- [Exercise objective] Write out, precisely and in full, each line of the material.

***** Data lines

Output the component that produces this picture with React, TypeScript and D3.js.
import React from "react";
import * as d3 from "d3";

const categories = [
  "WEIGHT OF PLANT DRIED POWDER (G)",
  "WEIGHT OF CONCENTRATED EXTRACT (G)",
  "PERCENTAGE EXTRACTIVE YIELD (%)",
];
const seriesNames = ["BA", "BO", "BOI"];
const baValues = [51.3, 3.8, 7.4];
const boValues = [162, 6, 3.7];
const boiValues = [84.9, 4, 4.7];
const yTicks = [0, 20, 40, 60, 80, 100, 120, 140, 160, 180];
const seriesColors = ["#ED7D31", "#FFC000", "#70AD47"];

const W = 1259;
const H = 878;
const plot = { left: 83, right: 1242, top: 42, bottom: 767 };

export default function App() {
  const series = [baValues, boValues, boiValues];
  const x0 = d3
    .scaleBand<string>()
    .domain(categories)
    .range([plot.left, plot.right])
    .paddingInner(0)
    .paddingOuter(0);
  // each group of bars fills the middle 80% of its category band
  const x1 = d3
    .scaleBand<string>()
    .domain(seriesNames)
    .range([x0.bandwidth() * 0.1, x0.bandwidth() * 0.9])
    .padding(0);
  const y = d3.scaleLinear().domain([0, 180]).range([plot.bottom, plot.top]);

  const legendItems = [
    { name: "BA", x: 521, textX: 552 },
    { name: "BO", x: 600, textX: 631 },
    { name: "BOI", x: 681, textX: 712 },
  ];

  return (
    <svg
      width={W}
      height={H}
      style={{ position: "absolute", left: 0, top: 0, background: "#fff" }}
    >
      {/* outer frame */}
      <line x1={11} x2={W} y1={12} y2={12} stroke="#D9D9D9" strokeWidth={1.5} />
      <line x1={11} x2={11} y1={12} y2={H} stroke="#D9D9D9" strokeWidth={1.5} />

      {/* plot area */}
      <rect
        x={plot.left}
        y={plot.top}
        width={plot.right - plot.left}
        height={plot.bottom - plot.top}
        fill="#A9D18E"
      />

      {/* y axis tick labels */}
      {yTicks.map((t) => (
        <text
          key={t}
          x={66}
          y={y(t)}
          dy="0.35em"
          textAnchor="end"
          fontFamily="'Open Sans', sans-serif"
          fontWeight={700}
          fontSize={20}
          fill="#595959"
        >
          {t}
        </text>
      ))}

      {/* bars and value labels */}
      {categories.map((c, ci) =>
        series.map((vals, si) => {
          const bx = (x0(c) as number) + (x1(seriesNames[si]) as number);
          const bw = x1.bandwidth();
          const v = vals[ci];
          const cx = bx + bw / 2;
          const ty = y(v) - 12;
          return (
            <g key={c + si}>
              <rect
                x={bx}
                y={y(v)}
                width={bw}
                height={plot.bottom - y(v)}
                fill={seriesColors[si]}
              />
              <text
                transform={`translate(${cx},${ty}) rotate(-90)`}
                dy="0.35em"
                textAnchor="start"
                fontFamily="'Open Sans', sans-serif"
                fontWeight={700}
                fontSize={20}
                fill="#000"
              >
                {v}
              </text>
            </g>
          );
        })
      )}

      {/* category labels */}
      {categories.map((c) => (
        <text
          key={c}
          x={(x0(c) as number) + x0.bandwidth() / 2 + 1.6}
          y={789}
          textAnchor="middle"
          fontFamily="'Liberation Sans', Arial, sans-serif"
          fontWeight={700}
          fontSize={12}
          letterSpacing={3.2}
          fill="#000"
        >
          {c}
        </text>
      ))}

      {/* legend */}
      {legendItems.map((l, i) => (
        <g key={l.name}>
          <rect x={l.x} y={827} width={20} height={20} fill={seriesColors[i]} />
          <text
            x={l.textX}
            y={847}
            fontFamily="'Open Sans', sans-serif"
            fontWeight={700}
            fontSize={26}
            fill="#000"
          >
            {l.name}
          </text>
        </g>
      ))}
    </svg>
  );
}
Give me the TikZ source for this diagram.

**********

- [Answer in full]
Output the component that produces this picture with React, TypeScript and D3.js.
import React from "react";
import * as d3 from "d3";

const categories = [
  "WEIGHT OF PLANT DRIED POWDER (G)",
  "WEIGHT OF CONCENTRATED EXTRACT (G)",
  "PERCENTAGE EXTRACTIVE YIELD (%)",
];
const seriesNames = ["BA", "BO", "BOI"];
const baValues = [51.3, 3.8, 7.4];
const boValues = [162, 6, 3.7];
const boiValues = [84.9, 4, 4.7];
const yTicks = [0, 20, 40, 60, 80, 100, 120, 140, 160, 180];
const seriesColors = ["#ED7D31", "#FFC000", "#70AD47"];

const W = 1259;
const H = 878;
const plot = { left: 83, right: 1242, top: 42, bottom: 767 };

export default function App() {
  const series = [baValues, boValues, boiValues];
  const x0 = d3
    .scaleBand<string>()
    .domain(categories)
    .range([plot.left, plot.right])
    .paddingInner(0)
    .paddingOuter(0);
  // each group of bars fills the middle 80% of its category band
  const x1 = d3
    .scaleBand<string>()
    .domain(seriesNames)
    .range([x0.bandwidth() * 0.1, x0.bandwidth() * 0.9])
    .padding(0);
  const y = d3.scaleLinear().domain([0, 180]).range([plot.bottom, plot.top]);

  const legendItems = [
    { name: "BA", x: 521, textX: 552 },
    { name: "BO", x: 600, textX: 631 },
    { name: "BOI", x: 681, textX: 712 },
  ];

  return (
    <svg
      width={W}
      height={H}
      style={{ position: "absolute", left: 0, top: 0, background: "#fff" }}
    >
      {/* outer frame */}
      <line x1={11} x2={W} y1={12} y2={12} stroke="#D9D9D9" strokeWidth={1.5} />
      <line x1={11} x2={11} y1={12} y2={H} stroke="#D9D9D9" strokeWidth={1.5} />

      {/* plot area */}
      <rect
        x={plot.left}
        y={plot.top}
        width={plot.right - plot.left}
        height={plot.bottom - plot.top}
        fill="#A9D18E"
      />

      {/* y axis tick labels */}
      {yTicks.map((t) => (
        <text
          key={t}
          x={66}
          y={y(t)}
          dy="0.35em"
          textAnchor="end"
          fontFamily="'Open Sans', sans-serif"
          fontWeight={700}
          fontSize={20}
          fill="#595959"
        >
          {t}
        </text>
      ))}

      {/* bars and value labels */}
      {categories.map((c, ci) =>
        series.map((vals, si) => {
          const bx = (x0(c) as number) + (x1(seriesNames[si]) as number);
          const bw = x1.bandwidth();
          const v = vals[ci];
          const cx = bx + bw / 2;
          const ty = y(v) - 12;
          return (
            <g key={c + si}>
              <rect
                x={bx}
                y={y(v)}
                width={bw}
                height={plot.bottom - y(v)}
                fill={seriesColors[si]}
              />
              <text
                transform={`translate(${cx},${ty}) rotate(-90)`}
                dy="0.35em"
                textAnchor="start"
                fontFamily="'Open Sans', sans-serif"
                fontWeight={700}
                fontSize={20}
                fill="#000"
              >
                {v}
              </text>
            </g>
          );
        })
      )}

      {/* category labels */}
      {categories.map((c) => (
        <text
          key={c}
          x={(x0(c) as number) + x0.bandwidth() / 2 + 1.6}
          y={789}
          textAnchor="middle"
          fontFamily="'Liberation Sans', Arial, sans-serif"
          fontWeight={700}
          fontSize={12}
          letterSpacing={3.2}
          fill="#000"
        >
          {c}
        </text>
      ))}

      {/* legend */}
      {legendItems.map((l, i) => (
        <g key={l.name}>
          <rect x={l.x} y={827} width={20} height={20} fill={seriesColors[i]} />
          <text
            x={l.textX}
            y={847}
            fontFamily="'Open Sans', sans-serif"
            fontWeight={700}
            fontSize={26}
            fill="#000"
          >
            {l.name}
          </text>
        </g>
      ))}
    </svg>
  );
}
Give me the TikZ source for this diagram.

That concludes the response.